Dive Brief:
-
Amazon has developed capabilities for its Alexa Smart Home Skill API that allow other developers to create skills to allow Alexa-powered devices in the U.S. to control cooking functions on microwave ovens, according to Amazon’s Alexa developers blog.
-
Support for other cooking devices, such as conventional ovens, is coming soon, and capabilities will eventually be available in other countries, according to the post.
-
Whirlpool has already created (but not yet launched) such a skill for its line of connected microwaves that allows customers to ask Alexa to set cook times, modes and power levels.
Dive Insight:
The microwave oven was once the apex of technological development, really almost on par with putting a person on the moon. The control keypads on the ovens were supposed to be one of the things that made them so cool, allowing users to defrost, cook, reheat for any length of time all at the touch of a few buttons.

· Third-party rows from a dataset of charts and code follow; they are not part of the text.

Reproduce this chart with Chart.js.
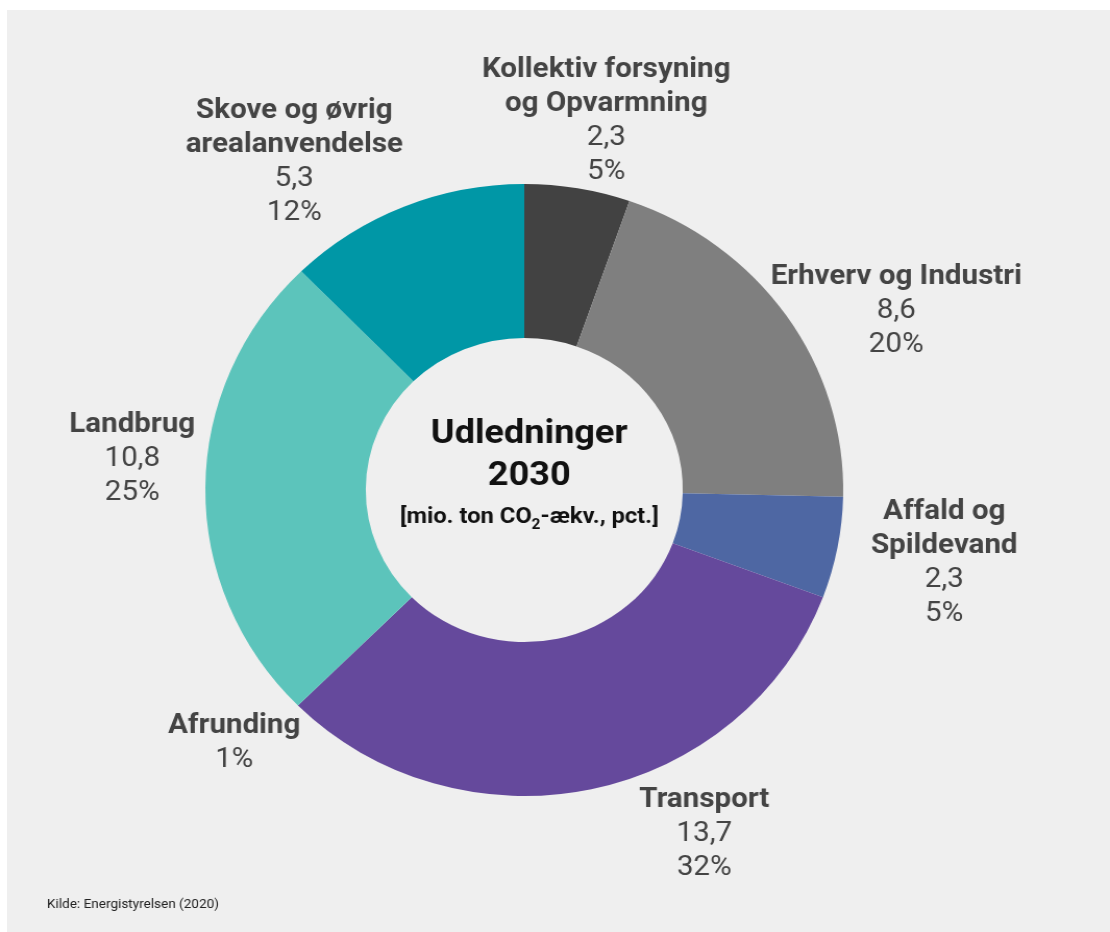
<!DOCTYPE html>
<html>
<head>
<meta charset="utf-8">
<script src="https://cdn.jsdelivr.net/npm/chart.js@4"></script>
<style>
  body { margin: 0; background: #ffffff; }
  #panel { position: absolute; left: 7px; top: 10px; width: 1103px; height: 922px; background: #efefef; }
  /* the original is slightly wide, so the 1065px canvas is stretched to 1110px */
  #wrap { position: absolute; left: 0; top: 0; transform-origin: 0 0; transform: scaleX(1.04225); }
</style>
</head>
<body>
<div id="panel"></div>
<div id="wrap"><canvas id="chart" width="1065" height="932"></canvas></div>
<script>
// data (mio. ton CO2-aekv.), clockwise from top
const categories = ["Kollektiv forsyning|og Opvarmning", "Erhverv og Industri", "Affald og|Spildevand", "Transport", "Afrunding", "Landbrug", "Skove og øvrig|arealanvendelse"];
const values = [2.3, 8.6, 2.3, 13.7, 0, 10.8, 5.3];
const percents = [5, 20, 5, 32, 1, 25, 12];
const colors = ["#424242", "#7f7f7f", "#4e67a3", "#65499c", "#65499c", "#5cc4bb", "#0097a6"];

const STRETCH = 1110 / 1065;
// label anchors relative to the donut centre in page px (x centre, first baseline)
const labelOffsets = [[82, -413], [372, -206], [420, 29], [180, 317], [-290, 243], [-392, -58], [-230, -372]];

const FONT = "Roboto, 'Open Sans', sans-serif";
const TX = 1.05; // extra horizontal widening of the text

function wideText(ctx, txt, x, y, k) {
    ctx.save();
    ctx.translate(x, y);
    ctx.scale(k, 1);
    ctx.fillText(txt, 0, 0);
    ctx.restore();
}

const labelPlugin = {
    id: 'labelPlugin',
    afterDraw(chart) {
        const ctx = chart.ctx;
        const area = chart.chartArea;
        const cx = (area.left + area.right) / 2;
        const cy = (area.top + area.bottom) / 2;
        ctx.save();
        ctx.textAlign = 'center';
        ctx.textBaseline = 'alphabetic';
        const lh = 34;

        categories.forEach((cat, i) => {
            const x = cx + labelOffsets[i][0] / STRETCH;
            let y = cy + labelOffsets[i][1];
            ctx.fillStyle = '#444444';
            ctx.font = 'bold 27px ' + FONT;
            cat.split('|').forEach(line => {
                wideText(ctx, line, x, y, TX);
                y += lh;
            });
            ctx.font = '27px ' + FONT;
            if (values[i] > 0) {
                wideText(ctx, values[i].toFixed(1).replace('.', ','), x, y, TX);
                y += lh;
            }
            wideText(ctx, percents[i] + '%', x, y, TX);
        });

        // centre title, sits a few px right of the hole centre
        const tx = cx + 5 / STRETCH;
        ctx.fillStyle = '#111111';
        ctx.font = 'bold 33px ' + FONT;
        wideText(ctx, 'Udledninger', tx, cy - 47, TX);
        wideText(ctx, '2030', tx, cy - 5, TX);

        // subtitle with subscript 2
        const a = '[mio. ton CO', b = '2', c = '-ækv., pct.]';
        ctx.font = 'bold 21.7px ' + FONT;
        const wa = ctx.measureText(a).width * TX, wc = ctx.measureText(c).width * TX;
        ctx.font = 'bold 14px ' + FONT;
        const wb = ctx.measureText(b).width * TX;
        const sx = tx - (wa + wb + wc) / 2;
        const sy = cy + 33;
        ctx.textAlign = 'left';
        ctx.font = 'bold 21.7px ' + FONT;
        wideText(ctx, a, sx, sy, TX);
        ctx.font = 'bold 14px ' + FONT;
        wideText(ctx, b, sx + wa, sy + 6, TX);
        ctx.font = 'bold 21.7px ' + FONT;
        wideText(ctx, c, sx + wa + wb, sy, TX);

        // source
        ctx.fillStyle = '#222222';
        ctx.font = '13px ' + FONT;
        ctx.fillText('Kilde: Energistyrelsen (2020)', 47 / STRETCH, 908);
        ctx.restore();
    }
};

const chart = new Chart(document.getElementById('chart'), {
    type: 'doughnut',
    data: {
        labels: categories,
        datasets: [{
            data: values,
            backgroundColor: colors,
            borderWidth: 0
        }]
    },
    options: {
        responsive: false,
        animation: false,
        cutout: '49.7%',
        layout: { padding: { left: 197, right: 256, top: 184, bottom: 136 } },
        plugins: {
            legend: { display: false },
            tooltip: { enabled: false }
        }
    },
    plugins: [labelPlugin]
});
</script>
</body>
</html>
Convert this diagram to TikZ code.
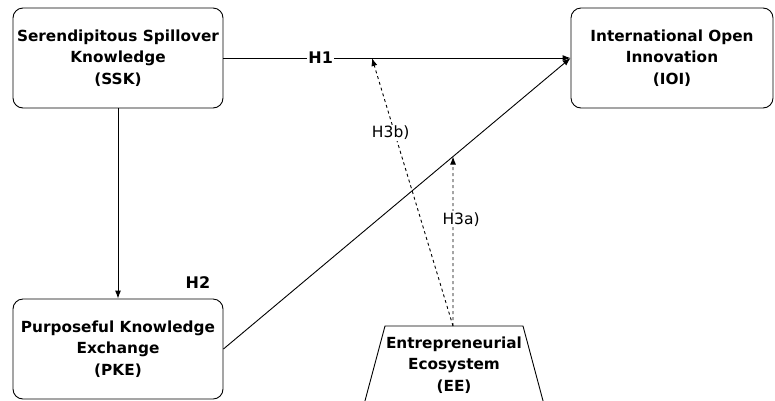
\documentclass[tikz,border=0pt]{standalone}
\usepackage{fontspec}
\setmainfont{DejaVu Sans}
\usetikzlibrary{arrows.meta}
\begin{document}
\begin{tikzpicture}[
  x = 1pt, y = -1pt,
  line width = 0.9pt,
  construct/.style = {
    shape = rectangle,
    draw = black,
    rounded corners = 10pt,
    minimum width = 210pt,
    minimum height = 100pt,
    inner sep = 0pt,
    align = center,
    font = \fontsize{15.3}{21.5}\selectfont\bfseries,
  },
  hyp/.style = {
    font = \fontsize{15.5}{18}\selectfont,
    fill = white,
    inner sep = 1pt,
  },
  hypbold/.style = {
    hyp,
    font = \fontsize{16}{18}\selectfont\bfseries,
  }
]
  \useasboundingbox (0, 0) rectangle (775, 400);
  \clip (0, 0) rectangle (775, 400);

  \node[construct] (ssk) at (118, 58) {Serendipitous Spillover\\Knowledge\\(SSK)};
  \node[construct, minimum width = 202pt] (ioi) at (672, 58) {International Open\\Innovation\\(IOI)};
  \node[construct] (pke) at (118, 349) {Purposeful Knowledge\\Exchange\\(PKE)};

  % trapezium, cut by the lower edge
  \draw (385, 326) -- (523, 326) -- (546, 412) -- (362, 412) -- cycle;
  \node[align = center, font = \fontsize{15.3}{21.5}\selectfont\bfseries] (ee) at (454, 365) {Entrepreneurial\\Ecosystem\\(EE)};
  \coordinate (eetop) at (453, 326);
  \coordinate (h3bend) at (372, 58);
  \coordinate (h3aend) at (intersection of pke.east--ioi.west and eetop--453,0);

  \node[hypbold] (h2) at (198, 283) {H2};

  \begin{scope}[
    every path/.style = {-{Latex[length = 8pt, width = 6pt]}}
  ]
    \draw (ssk.east) -- (ioi.west)
      node[hypbold, pos = 0.28] {H1};
    \draw (ssk.south) -- (pke.north);
    \draw (pke.east) -- (ioi.west);

    \draw[dashed] (eetop) -- (h3aend)
      node[hyp, pos = 0.63, xshift = 8pt] {H3a)};
    \draw[dashed] (eetop) -- (h3bend)
      node[hyp, pos = 0.72, xshift = -4pt] {H3b)};
  \end{scope}
\end{tikzpicture}
\end{document}
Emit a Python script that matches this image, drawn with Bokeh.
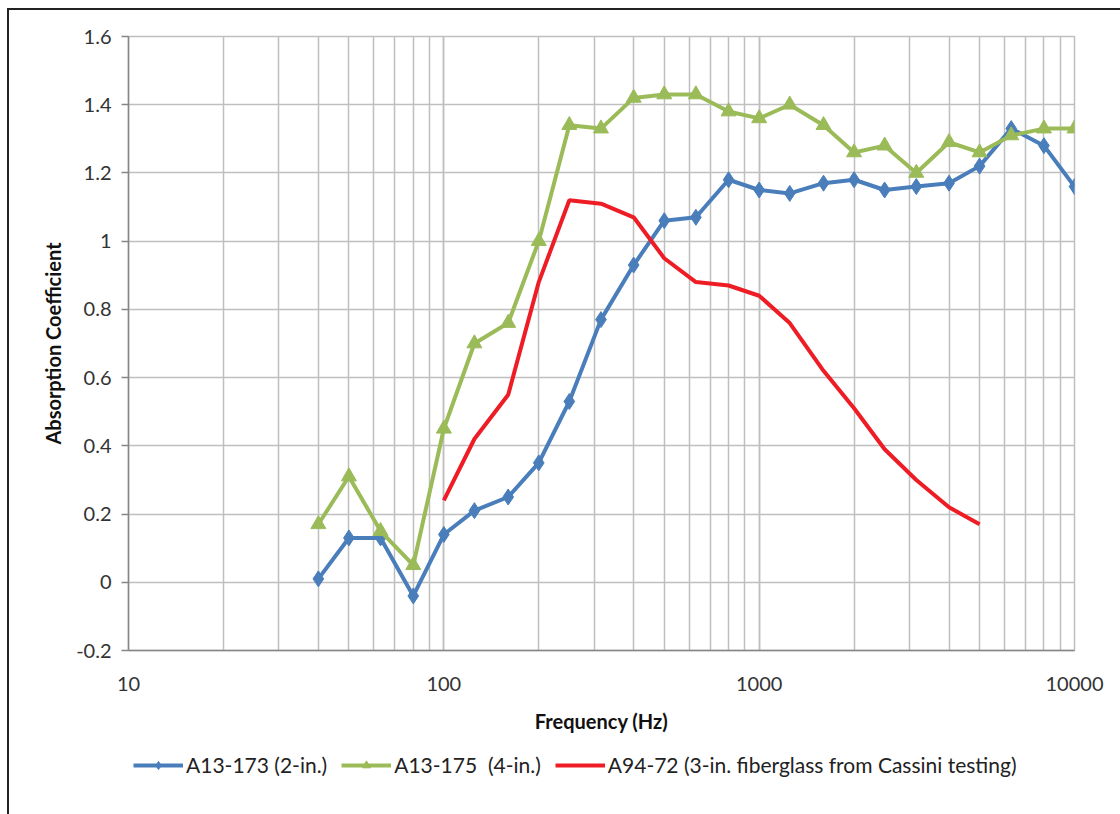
from bokeh.plotting import figure
from bokeh.layouts import column
from bokeh.models import (ColumnDataSource, FixedTicker, CustomJSTickFormatter, Legend, LegendItem)
from bokeh.embed import file_html
from bokeh.resources import INLINE

freqs = [40, 50, 63, 80, 100, 125, 160, 200, 250, 315, 400, 500, 630, 800,
         1000, 1250, 1600, 2000, 2500, 3150, 4000, 5000, 6300, 8000, 10000]
a13_173 = [0.01, 0.13, 0.13, -0.04, 0.14, 0.21, 0.25, 0.35, 0.53, 0.77, 0.93, 1.06, 1.07, 1.18,
           1.15, 1.14, 1.17, 1.18, 1.15, 1.16, 1.17, 1.22, 1.33, 1.28, 1.16]
a13_175 = [0.17, 0.31, 0.15, 0.05, 0.45, 0.70, 0.76, 1.00, 1.34, 1.33, 1.42, 1.43, 1.43, 1.38,
           1.36, 1.40, 1.34, 1.26, 1.28, 1.20, 1.29, 1.26, 1.31, 1.33, 1.33]
freqs_a94 = [100, 125, 160, 200, 250, 315, 400, 500, 630, 800, 1000, 1250, 1600, 2000,
             2500, 3150, 4000, 5000]
a94_72 = [0.24, 0.42, 0.55, 0.88, 1.12, 1.11, 1.07, 0.95, 0.88, 0.87, 0.84, 0.76, 0.62, 0.51,
          0.39, 0.30, 0.22, 0.17]
y_ticks = [-0.2, 0.0, 0.2, 0.4, 0.6, 0.8, 1.0, 1.2, 1.4, 1.6]
labels = ["A13-173 (2-in.)", "A13-175  (4-in.)", "A94-72 (3-in. fiberglass from Cassini testing)"]

FONT = "Lato"
BLUE = "#4a7ebb"
GREEN = "#9bbb59"
RED = "#ee1c25"
GRID = "#bfbfbf"

p = figure(frame_width=946, frame_height=614, x_axis_type="log", x_range=(10, 10000),
           y_range=(-0.2, 1.6), output_backend="svg", toolbar_location=None,
           min_border_left=119, min_border_right=47, min_border_top=26, min_border_bottom=90)

p.outline_line_color = GRID
p.outline_line_width = 1.5
p.xgrid.grid_line_color = GRID
p.xgrid.grid_line_width = 1.5
p.xgrid.minor_grid_line_color = GRID
p.xgrid.minor_grid_line_width = 1.5
p.ygrid.grid_line_color = GRID
p.ygrid.grid_line_width = 1.5
p.yaxis.ticker = FixedTicker(ticks=y_ticks)
p.yaxis.formatter = CustomJSTickFormatter(code="return String(Number(tick.toFixed(1)));")
p.xaxis.formatter = CustomJSTickFormatter(code="return tick.toFixed(0);")

for ax in (p.xaxis[0], p.yaxis[0]):
    ax.axis_line_color = "#868686"
    ax.axis_line_width = 1.5
    ax.major_label_text_font = FONT
    ax.major_label_text_font_size = "20px"
    ax.major_label_text_color = "#333333"
    ax.axis_label_text_font = FONT
    ax.axis_label_text_font_style = "bold"
    ax.axis_label_text_font_size = "20px"
    ax.axis_label_text_color = "#111111"
    ax.minor_tick_line_color = None

p.xaxis.major_tick_line_color = None
p.xaxis.major_label_standoff = 20
p.xaxis.axis_label = "Frequency (Hz)"
p.xaxis.axis_label_standoff = 15
p.yaxis.major_tick_line_color = "#868686"
p.yaxis.major_tick_line_width = 1.5
p.yaxis.major_tick_in = 0
p.yaxis.major_tick_out = 7
p.yaxis.major_label_standoff = 10
p.yaxis.axis_label = "Absorption Coefficient"
p.yaxis.axis_label_standoff = 8

s1 = ColumnDataSource(dict(x=freqs, y=a13_173))
s2 = ColumnDataSource(dict(x=freqs, y=a13_175))
s3 = ColumnDataSource(dict(x=freqs_a94, y=a94_72))

p.line("x", "y", source=s1, line_color=BLUE, line_width=4)
p.scatter("x", "y", source=s1, marker="diamond", size=16, fill_color=BLUE, line_color=BLUE)
p.line("x", "y", source=s2, line_color=GREEN, line_width=4)
p.scatter("x", "y", source=s2, marker="triangle", size=15, fill_color=GREEN, line_color=GREEN)
p.line("x", "y", source=s3, line_color=RED, line_width=4)

# legend strip below the chart; its series lie outside its (0..1) view so only the legend shows
q = figure(width=1112, height=75, x_range=(0, 1), y_range=(0, 1), output_backend="svg",
           toolbar_location=None, x_axis_location=None, y_axis_location=None,
           min_border_left=0, min_border_right=0, min_border_top=0, min_border_bottom=0)
q.outline_line_color = None
q.grid.visible = False
k1 = q.line("x", "y", source=s1, line_color=BLUE, line_width=4)
k1m = q.scatter("x", "y", source=s1, marker="diamond", size=13, fill_color=BLUE, line_color=BLUE)
k2 = q.line("x", "y", source=s2, line_color=GREEN, line_width=4)
k2m = q.scatter("x", "y", source=s2, marker="triangle", size=13, fill_color=GREEN, line_color=GREEN)
k3 = q.line("x", "y", source=s3, line_color=RED, line_width=4)

legend = Legend(items=[LegendItem(label=labels[0], renderers=[k1, k1m]),
                       LegendItem(label=labels[1], renderers=[k2, k2m]),
                       LegendItem(label=labels[2], renderers=[k3])],
                orientation="horizontal", location=(5, 38),
                label_text_font=FONT, label_text_font_size="21px", label_text_color="#222222",
                glyph_width=50, glyph_height=20, label_standoff=3, spacing=14,
                border_line_color=None, background_fill_alpha=0, padding=0, margin=0)
q.add_layout(legend, "center")

layout = column(p, q, spacing=0,
                styles={"margin-left": "7px", "margin-top": "8px",
                        "border-left": "2px solid #222", "border-top": "2px solid #222"})

open("out.html", "w").write(file_html(layout, INLINE))
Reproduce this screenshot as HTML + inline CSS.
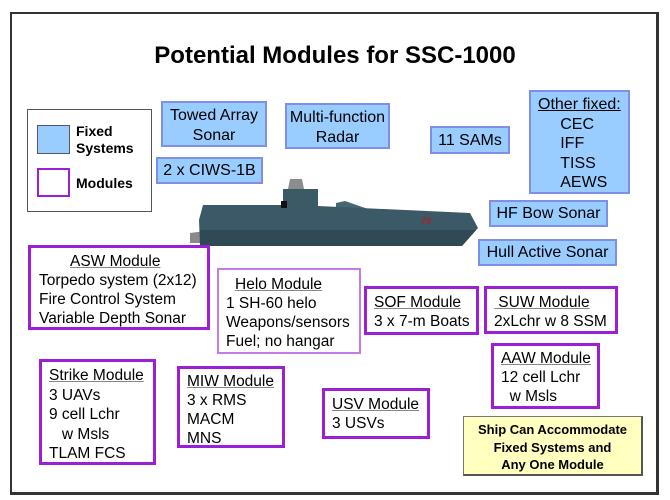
<!DOCTYPE html>
<html><head><meta charset="utf-8"><style>
body{margin:0;width:670px;height:500px;background:#fff;position:relative;overflow:hidden;font-family:"Liberation Sans",Arial,sans-serif;color:#000}
.a{position:absolute;box-sizing:border-box}
.f{background:#99ccff;border:2px solid #7f8fe8;font-size:16px;text-align:center;line-height:20px}
.m{border:3px solid #9b1fd6;background:#fff;font-size:15.5px;line-height:19px;padding:3px 0 0 7px;white-space:nowrap}
.u{text-decoration:underline;text-decoration-color:#888}
</style></head><body>
<div class="a" style="left:10px;top:12px;width:649px;height:483px;border:2px solid #333;border-right-width:3px;border-bottom-width:3px"></div>
<div class="a" style="left:0;top:42px;width:670px;text-align:center;font-size:24px;font-weight:bold;">Potential Modules for SSC-1000</div>

<div class="a" style="left:27px;top:109px;width:125px;height:103px;border:1px solid #555;background:#fff"></div>
<div class="a" style="left:37px;top:125px;width:33px;height:29px;background:#99ccff;border:1px solid #556"></div>
<div class="a" style="left:37px;top:168px;width:33px;height:29px;border:2px solid #9b1fd6"></div>
<div class="a" style="left:76px;top:123px;font-size:14px;font-weight:bold;line-height:17px">Fixed<br>Systems</div>
<div class="a" style="left:76px;top:175px;font-size:14px;font-weight:bold">Modules</div>

<div class="a f" style="left:161px;top:101px;width:106px;height:46px;padding-top:3px">Towed Array<br>Sonar</div>
<div class="a f" style="left:285px;top:103px;width:105px;height:46px;padding-top:3px">Multi-function<br>Radar</div>
<div class="a f" style="left:156px;top:157px;width:107px;height:27px;padding-top:2px">2 x CIWS-1B</div>
<div class="a f" style="left:430px;top:126px;width:80px;height:28px;padding-top:3px">11 SAMs</div>
<div class="a f" style="left:529px;top:90px;width:101px;height:104px;text-align:left;padding:3px 0 0 7px;line-height:19.5px"><span style="text-decoration:underline">Other fixed:</span><br>&nbsp;&nbsp;&nbsp;&nbsp;&nbsp;CEC<br>&nbsp;&nbsp;&nbsp;&nbsp;&nbsp;IFF<br>&nbsp;&nbsp;&nbsp;&nbsp;&nbsp;TISS<br>&nbsp;&nbsp;&nbsp;&nbsp;&nbsp;AEWS</div>
<div class="a f" style="left:489px;top:200px;width:119px;height:27px;padding-top:2px">HF Bow Sonar</div>
<div class="a f" style="left:478px;top:239px;width:139px;height:27px;padding-top:2px">Hull Active Sonar</div>

<svg class="a" style="left:0;top:0" width="670" height="500">
<polygon points="190,233 205,231 205,243 190,243" fill="#8a8a8a"/>
<polygon points="290,179 302,179 304,189 288,189" fill="#8d8d8d"/>
<polygon points="283,189 318,189 318,206 283,206" fill="#3c5a66"/>
<polygon points="336,203 345,201 368,209 360,212 336,210" fill="#456673"/>
<polygon points="203,205 283,205 318,206 470,213 478,228 462,246 200,246 199,220" fill="#3b5966"/>
<polygon points="200,230 476,230 462,246 200,246" fill="#2f4a55"/>
<rect x="281" y="201" width="6" height="7" fill="#111"/>
<text x="421" y="224" font-family="Liberation Sans" font-size="9" font-weight="bold" fill="#a22">73</text>
</svg>

<div class="a m" style="left:28px;top:245px;width:182px;height:85px;padding-left:8px;padding-top:4px"><div class="u" style="padding-left:31px">ASW Module</div>Torpedo system (2x12)<br>Fire Control System<br>Variable Depth Sonar</div>
<div class="a m" style="left:217px;top:268px;width:144px;height:86px;border-width:2px;border-color:#c47ae8;padding-top:5px"><div class="u" style="padding-left:9px">Helo Module</div>1 SH-60 helo<br>Weapons/sensors<br>Fuel; no hangar</div>
<div class="a m" style="left:364px;top:286px;width:115px;height:49px;padding-top:4px"><span class="u">SOF Module</span><br>3 x 7-m Boats</div>
<div class="a m" style="left:484px;top:286px;width:134px;height:48px;padding-top:4px"><span class="u">&nbsp;SUW Module</span><br>2xLchr w 8 SSM</div>
<div class="a m" style="left:491px;top:343px;width:109px;height:66px"><span class="u">AAW Module</span><br>12 cell Lchr<br>&nbsp;&nbsp;w Msls</div>
<div class="a m" style="left:39px;top:359px;width:117px;height:106px;padding-top:4px;line-height:19.5px"><span class="u">Strike Module</span><br>3 UAVs<br>9 cell Lchr<br>&nbsp;&nbsp;&nbsp;w Msls<br>TLAM FCS</div>
<div class="a m" style="left:177px;top:366px;width:108px;height:82px;padding-top:3px"><span class="u">MIW Module</span><br>3 x RMS<br>MACM<br>MNS</div>
<div class="a m" style="left:322px;top:388px;width:108px;height:51px;padding-top:4px"><span class="u">USV Module</span><br>3 USVs</div>

<div class="a" style="left:463px;top:416px;width:180px;height:60px;background:#ffffc0;border:1px solid #777;border-right:2px solid #555;border-bottom:2px solid #555;text-align:center;font-size:13px;font-weight:bold;line-height:17.5px;padding-top:4px">Ship Can Accommodate<br>Fixed Systems and<br>Any One Module</div>
</body></html>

Yet, in the age of voice activation and instant gratification, keypads have become cumbersome. Whirlpool isn’t the only appliance maker interested in Alexa-powered cooking capabilities. The blog post also stated that GE Appliances, Kenmore, LG and Samsung are starting to work with the cooking capabilities in the Smart Home Skill API, too.
Amazon also announced that its Alexa Fund has invested in June Life, seller of the "smart" June Oven, which already has an Alexa skill associated with it, and is likely to work with the Smart Home Skill API. "[The Alexa skill] makes it incredibly convenient for [users] to do things like preheat the oven while they’re mixing ingredients, set and check timers, and stop cooking without taking off their oven mitts," Matt Van Horn, co-founder and CEO of June Life, said in the Amazon post.
These new capabilities are another part of Amazon’s ongoing effort, via Alexa, to take over many aspects of our daily lives. Taking control of our microwaves would come as a surprise if Amazon already hadn’t already moved into our kitchens through LG’s Alexa-enabled refrigerator or through partnerships with appliance makers around its Dash replenishment program. Now it’s only a matter of time before these capabilities get worked into new skills governing control of all kinds of ovens, not to mention just about any other appliance. Why should you have walk around your kitchen — or your laundry room, or your entire home — pushing buttons when you could talk to inanimate objects instead?